田坂広志先生は、決して本書の読者を特定の年齢層に限定してはいないだろうと思いますが、しかし「どちらかといえば」より若い層を意識して書かれたはず。なので、50歳にもなろうとしている私が本書を読むのはお門違いとは思うのですけど、取締役を退任したこのタイミングでこそ、『未来を拓く君たちへ なぜ、我々は「志」を抱いて生きるのか』について覚え書きしておきたい。

誰にとっても一日は二四時間であり、一週間は七日だ。しかし、「時間の密度」は、人によってまったく違う。人によって、まったく不平等だ。

昔は時間の密度、結構意識できていたと思うのですが......ダメですね、加齢なのか定常的なメンタル不調なのか、疲れやすくなってしまって。そもそも集中力も上げにくくなってきたように感じるし(言い訳)、少しでも密度を上げようという気力が湧きません。夜は夜で、23時近くになると途端に眠くなるし、気合いを入れ直さなければ。

我々が「死」を忘れ、「不安」と「緊張」から逃れた瞬間に、やってくるのは、不思議なことに、「安心」と「平穏」ではない。
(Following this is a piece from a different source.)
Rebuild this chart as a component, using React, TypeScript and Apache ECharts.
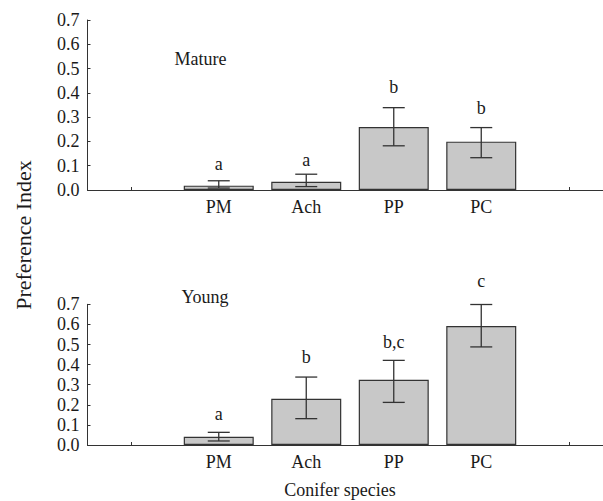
import React, { useEffect, useRef } from "react";
import * as echarts from "echarts";

const categories = ["", "PM", "Ach", "PP", "PC", " "];
const speciesIdx = [1, 2, 3, 4];

const matureMean = [0.018, 0.034, 0.259, 0.199];
const matureLow = [0.008, 0.014, 0.182, 0.133];
const matureHigh = [0.038, 0.065, 0.339, 0.257];
const matureLetters = ["a", "a", "b", "b"];
const matureLetterY = [0.108, 0.122, 0.425, 0.339];

const youngMean = [0.041, 0.23, 0.325, 0.592];
const youngLow = [0.02, 0.131, 0.212, 0.488];
const youngHigh = [0.063, 0.338, 0.421, 0.699];
const youngLetters = ["a", "b", "b,c", "c"];
const youngLetterY = [0.156, 0.436, 0.514, 0.817];

const yTicks = [0, 0.1, 0.2, 0.3, 0.4, 0.5, 0.6, 0.7];

const FONT = "Liberation Serif";
const TXT = "#1a1a1a";
const LINE = "#333";

function fullBar(vals: number[]) {
  const arr: any[] = categories.map(() => "-");
  speciesIdx.forEach((ci, i) => (arr[ci] = vals[i]));
  return arr;
}

export default function App() {
  const ref = useRef<HTMLDivElement>(null);
  useEffect(() => {
    if (!ref.current) return;
    const chart = echarts.init(ref.current, null, { renderer: "svg" });

    const xAxisBase = (gridIndex: number) => ({
      type: "category",
      gridIndex,
      data: categories,
      boundaryGap: true,
      axisLine: { show: true, lineStyle: { color: LINE, width: 1 } },
      axisTick: { show: true, alignWithLabel: true, inside: true, length: 3, lineStyle: { color: LINE } },
      axisLabel: { fontFamily: FONT, fontSize: 18, color: TXT, margin: 8 },
      splitLine: { show: false },
    });
    const yAxisBase = (gridIndex: number) => ({
      type: "value",
      gridIndex,
      min: 0,
      max: yTicks[yTicks.length - 1],
      interval: 0.1,
      axisLine: { show: true, lineStyle: { color: LINE, width: 1 } },
      axisTick: { show: true, inside: true, length: 3, lineStyle: { color: LINE } },
      axisLabel: {
        fontFamily: FONT,
        fontSize: 18,
        color: TXT,
        margin: 8,
        formatter: (v: number) => v.toFixed(1),
      },
      splitLine: { show: false },
    });

    const errSeries = (axisIdx: number, low: number[], high: number[]) => ({
      type: "custom",
      xAxisIndex: axisIdx,
      yAxisIndex: axisIdx,
      encode: { x: 0, y: [1, 2] },
      data: speciesIdx.map((ci, i) => [ci, low[i], high[i]]),
      z: 5,
      renderItem: (params: any, api: any) => {
        const x = api.value(0);
        const p1 = api.coord([x, api.value(1)]);
        const p2 = api.coord([x, api.value(2)]);
        const hw = 11;
        const style = { stroke: LINE, lineWidth: 1.3 };
        return {
          type: "group",
          children: [
            { type: "line", shape: { x1: p1[0], y1: p1[1], x2: p2[0], y2: p2[1] }, style },
            { type: "line", shape: { x1: p1[0] - hw, y1: p1[1], x2: p1[0] + hw, y2: p1[1] }, style },
            { type: "line", shape: { x1: p2[0] - hw, y1: p2[1], x2: p2[0] + hw, y2: p2[1] }, style },
          ],
        };
      },
    });

    const letterSeries = (axisIdx: number, ys: number[], letters: string[]) => ({
      type: "scatter",
      xAxisIndex: axisIdx,
      yAxisIndex: axisIdx,
      symbolSize: 0,
      clip: false,
      itemStyle: { opacity: 1 },
      data: speciesIdx.map((ci, i) => ({ value: [ci, ys[i]], name: letters[i] })),
      label: {
        show: true,
        position: "inside",
        formatter: (p: any) => p.name,
        fontFamily: FONT,
        fontSize: 18,
        color: TXT,
      },
      z: 6,
    });

    const barSeries = (axisIdx: number, vals: number[]) => ({
      type: "bar",
      xAxisIndex: axisIdx,
      yAxisIndex: axisIdx,
      data: fullBar(vals),
      barWidth: 70,
      itemStyle: { color: "#c8c8c8", borderColor: LINE, borderWidth: 1.2 },
    });

    chart.setOption({
      animation: false,
      backgroundColor: "#ffffff",
      textStyle: { fontFamily: FONT },
      grid: [
        { left: 87.5, right: 0.5, top: 20, height: 170 },
        { left: 87.5, right: 0.5, top: 304.3, height: 140.7 },
      ],
      xAxis: [xAxisBase(0), xAxisBase(1)],
      yAxis: [yAxisBase(0), yAxisBase(1)],
      series: [
        barSeries(0, matureMean),
        errSeries(0, matureLow, matureHigh),
        letterSeries(0, matureLetterY, matureLetters),
        barSeries(1, youngMean),
        errSeries(1, youngLow, youngHigh),
        letterSeries(1, youngLetterY, youngLetters),
      ],
      graphic: [
        {
          type: "text",
          x: 200.5,
          y: 59,
          style: { text: "Mature", fontFamily: FONT, fontSize: 18, fill: TXT, textAlign: "center", textVerticalAlign: "middle" },
        },
        {
          type: "text",
          x: 205,
          y: 297,
          style: { text: "Young", fontFamily: FONT, fontSize: 18, fill: TXT, textAlign: "center", textVerticalAlign: "middle" },
        },
        {
          type: "text",
          x: 23,
          y: 235,
          rotation: Math.PI / 2,
          style: { text: "Preference Index", fontFamily: FONT, fontSize: 22, fill: TXT, textAlign: "center", textVerticalAlign: "middle" },
        },
        {
          type: "text",
          x: 340,
          y: 490,
          style: { text: "Conifer species", fontFamily: FONT, fontSize: 18, fill: TXT, textAlign: "center", textVerticalAlign: "middle" },
        },
      ],
    });
    return () => chart.dispose();
  }, []);
  return (
    <div style={{ position: "absolute", left: 0, top: 0, width: 603, height: 501, overflow: "hidden", background: "#fff" }}>
      <div ref={ref} style={{ width: 613, height: 501 }} />
    </div>
  );
}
「安逸」と「弛緩」がやってくる。

年々、時間の密度を意識できなくなってきているのは、まさにその「安逸」と「弛緩」そのものだなと反省。しかし、今日が人生最期の日と思い定めるのは、言うほど簡単ではないと実感しますね。実に簡単に死を忘れ、死を軽んじてしまう。

どのような仕事を成し遂げたか。それが、我々の「人生の意味」を定めるのではない。その仕事の彼方に、何を見つめていたか。それが、我々の「人生の意味」を定める。

「仕事の彼方に、何を見つめていたか」。このフレーズはとても好きです。なぜか、はうまく言語化できませんが......仕事は日銭を稼ぐ手段のみにあらず、というのは多分、若い時分から意識してきたこと。何者でもない自分なりに「大河の一滴」としてどうありたいか、それを体現する手段として捉えてきたような。

人生のすべての出来事はその「人との巡り会い」によって、導かれていく。そうであるならば、「自分の人生」を大切にするとは、何か。それは、「自分の人生で巡り会った人」を大切にするということ。

歳をとった今だからこそ、すんなり受け入れられる言葉でした。性格が丸くなっただけ、かもしれないですが。自分だけで、独りで、という意識が若い頃は強く、その裏返しとしてなかなか他者への感謝の念が湧きにくかったように思います。

死とは、人生の終わりではない。死とは、成長の最後の段階である。

死を必要以上に恐れないためにも、誦んじることのできるよう、心のなかで日々唱えることをTickTickで毎日のリピートタスクに登録しました。